_What you should do:_
Leave the pictures out and retype the lines from the beginning through the line with "const plotH = height", both ends included.

_Collected data:_
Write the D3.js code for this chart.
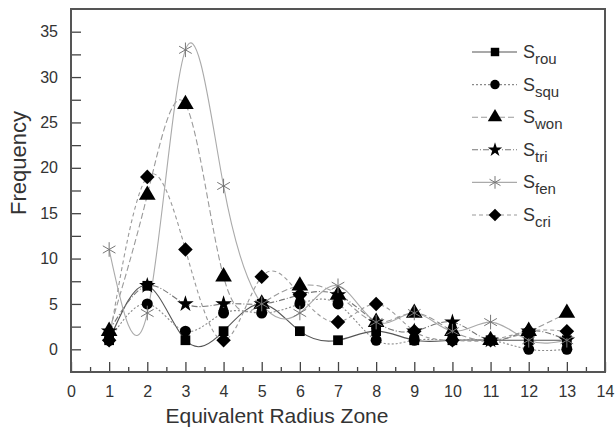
<!DOCTYPE html>
<html>
<head>
<meta charset="utf-8">
<script src="https://cdn.jsdelivr.net/npm/d3@7"></script>
<style>
  body { margin: 0; background: #fff; }
  text { font-family: Arial, "Liberation Sans", sans-serif; fill: #333; }
</style>
</head>
<body>
<div class="chart"></div>
<script>
// zones on x axis
const zones = [1, 2, 3, 4, 5, 6, 7, 8, 9, 10, 11, 12, 13];
// frequency per zone
const sRou = [1, 7, 1, 2, 5, 2, 1, 2, 1, 1, 1, 1, 1];
const sSqu = [1, 5, 2, 4, 4, 5, 5, 1, 1, 1, 1, 0, 0];
const sWon = [2, 17, 27, 8, 5, 7, 6, 3, 4, 2, 1, 2, 4];
const sTri = [2, 7, 5, 5, 5, 6, 6, 3, 2, 3, 1, 2, 1];
const sFen = [11, 4, 33, 18, 5, 4, 7, 3, 4, 2, 3, 1, 1];
const sCri = [1, 19, 11, 1, 8, 6, 3, 5, 2, 1, 1, 2, 2];
const seriesNames = ['rou', 'squ', 'won', 'tri', 'fen', 'cri'];
const xTicks = d3.range(0, 15, 1);
const yTicks = d3.range(0, 37.5, 2.5);

const series = [
  {name: 'rou', values: sRou, symbol: d3.symbolSquare, size: 95, line: '#555', dash: null},
  {name: 'squ', values: sSqu, symbol: d3.symbolCircle, size: 95, line: '#8a8a8a', dash: '2,2'},
  {name: 'won', values: sWon, symbol: d3.symbolTriangle, size: 120, line: '#9a9a9a', dash: '6,3'},
  {name: 'tri', values: sTri, symbol: d3.symbolStar, size: 85, line: '#777', dash: '6,2,1,2'},
  {name: 'fen', values: sFen, symbol: d3.symbolAsterisk, size: 150, line: '#aaa', dash: null},
  {name: 'cri', values: sCri, symbol: d3.symbolDiamond2, size: 135, line: '#9a9a9a', dash: '4,3'}
];

const width = 615, height = 429;
const margin = {top: 9, right: 10, bottom: 57, left: 71};
const plotW = width - margin.left - margin.right;
const plotH = height - margin.top - margin.bottom;

const svg = d3.select('.chart').append('svg')
  .attr('width', width).attr('height', height);
const g = svg.append('g').attr('transform', `translate(${margin.left},${margin.top})`);

const x = d3.scaleLinear().domain([0, 14]).range([0, plotW]);
const y = d3.scaleLinear().domain([-2.5, 37.5]).range([plotH, 0]);

// lines (spline)
const line = d3.line()
  .x(d => x(d.x))
  .y(d => y(d.v))
  .curve(d3.curveNatural);

series.forEach(s => {
  const pts = zones.map((z, i) => ({x: z, v: s.values[i]}));
  g.append('path')
    .datum(pts)
    .attr('d', line)
    .attr('fill', 'none')
    .attr('stroke', s.line)
    .attr('stroke-width', 1.1)
    .attr('stroke-dasharray', s.dash);
});

// markers
series.forEach(s => {
  const pts = zones.map((z, i) => ({x: z, v: s.values[i]}));
  const sym = d3.symbol().type(s.symbol).size(s.size);
  g.selectAll(`.m-${s.name}`)
    .data(pts)
    .enter()
    .append('path')
    .attr('class', `m-${s.name}`)
    .attr('transform', d => `translate(${x(d.x)},${y(d.v)})`)
    .attr('d', sym)
    .attr('fill', s.name === 'fen' ? 'none' : '#000')
    .attr('stroke', s.name === 'fen' ? '#777' : 'none')
    .attr('stroke-width', 1);
});

// axes, ticks pointing inward
const xAxis = d3.axisBottom(x).tickValues(xTicks).tickSize(-10).tickSizeOuter(0).tickPadding(14);
const xMinor = d3.axisBottom(x).tickValues(d3.range(0.5, 14, 1)).tickSize(-5).tickSizeOuter(0).tickFormat('');
const yAxis = d3.axisLeft(y).tickValues(yTicks).tickSize(-10).tickSizeOuter(0).tickPadding(13)
  .tickFormat(d => d % 5 === 0 ? d : '');

g.append('g').attr('transform', `translate(0,${plotH})`).call(xAxis);
g.append('g').attr('transform', `translate(0,${plotH})`).call(xMinor);
g.append('g').call(yAxis);

g.selectAll('.domain').remove();
g.selectAll('.tick line').attr('stroke', '#444').attr('stroke-width', 1.3);
g.selectAll('.tick text').style('font-size', '16px').style('fill', '#333');

// frame
g.append('rect')
  .attr('width', plotW).attr('height', plotH)
  .attr('fill', 'none').attr('stroke', '#555').attr('stroke-width', 2);

// axis titles
svg.append('text')
  .attr('x', 277).attr('y', 423)
  .attr('text-anchor', 'middle')
  .style('font-size', '21px')
  .text('Equivalent Radius Zone');
svg.append('text')
  .attr('transform', 'translate(26,163) rotate(-90)')
  .attr('text-anchor', 'middle')
  .style('font-size', '22px')
  .text('Frequency');

// legend
const legend = svg.append('g').attr('transform', 'translate(472,52)');
series.forEach((s, i) => {
  const row = legend.append('g').attr('transform', `translate(0,${i * 32.6})`);
  row.append('line')
    .attr('x1', 0).attr('x2', 45)
    .attr('stroke', s.line).attr('stroke-width', 1.1)
    .attr('stroke-dasharray', s.dash);
  row.append('path')
    .attr('transform', 'translate(23,0)')
    .attr('d', d3.symbol().type(s.symbol).size(s.size * 0.75))
    .attr('fill', s.name === 'fen' ? 'none' : '#000')
    .attr('stroke', s.name === 'fen' ? '#777' : 'none');
  const t = row.append('text').attr('x', 51).attr('y', 6).style('font-size', '18px');
  t.append('tspan').text('S');
  t.append('tspan').attr('dy', 6).style('font-size', '15px').text(seriesNames[i]);
});
</script>
</body>
</html>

_Full answer:_
Write the D3.js code for this chart.
<!DOCTYPE html>
<html>
<head>
<meta charset="utf-8">
<script src="https://cdn.jsdelivr.net/npm/d3@7"></script>
<style>
  body { margin: 0; background: #fff; }
  text { font-family: Arial, "Liberation Sans", sans-serif; fill: #333; }
</style>
</head>
<body>
<div class="chart"></div>
<script>
// zones on x axis
const zones = [1, 2, 3, 4, 5, 6, 7, 8, 9, 10, 11, 12, 13];
// frequency per zone
const sRou = [1, 7, 1, 2, 5, 2, 1, 2, 1, 1, 1, 1, 1];
const sSqu = [1, 5, 2, 4, 4, 5, 5, 1, 1, 1, 1, 0, 0];
const sWon = [2, 17, 27, 8, 5, 7, 6, 3, 4, 2, 1, 2, 4];
const sTri = [2, 7, 5, 5, 5, 6, 6, 3, 2, 3, 1, 2, 1];
const sFen = [11, 4, 33, 18, 5, 4, 7, 3, 4, 2, 3, 1, 1];
const sCri = [1, 19, 11, 1, 8, 6, 3, 5, 2, 1, 1, 2, 2];
const seriesNames = ['rou', 'squ', 'won', 'tri', 'fen', 'cri'];
const xTicks = d3.range(0, 15, 1);
const yTicks = d3.range(0, 37.5, 2.5);

const series = [
  {name: 'rou', values: sRou, symbol: d3.symbolSquare, size: 95, line: '#555', dash: null},
  {name: 'squ', values: sSqu, symbol: d3.symbolCircle, size: 95, line: '#8a8a8a', dash: '2,2'},
  {name: 'won', values: sWon, symbol: d3.symbolTriangle, size: 120, line: '#9a9a9a', dash: '6,3'},
  {name: 'tri', values: sTri, symbol: d3.symbolStar, size: 85, line: '#777', dash: '6,2,1,2'},
  {name: 'fen', values: sFen, symbol: d3.symbolAsterisk, size: 150, line: '#aaa', dash: null},
  {name: 'cri', values: sCri, symbol: d3.symbolDiamond2, size: 135, line: '#9a9a9a', dash: '4,3'}
];

const width = 615, height = 429;
const margin = {top: 9, right: 10, bottom: 57, left: 71};
const plotW = width - margin.left - margin.right;
const plotH = height - margin.top - margin.bottom;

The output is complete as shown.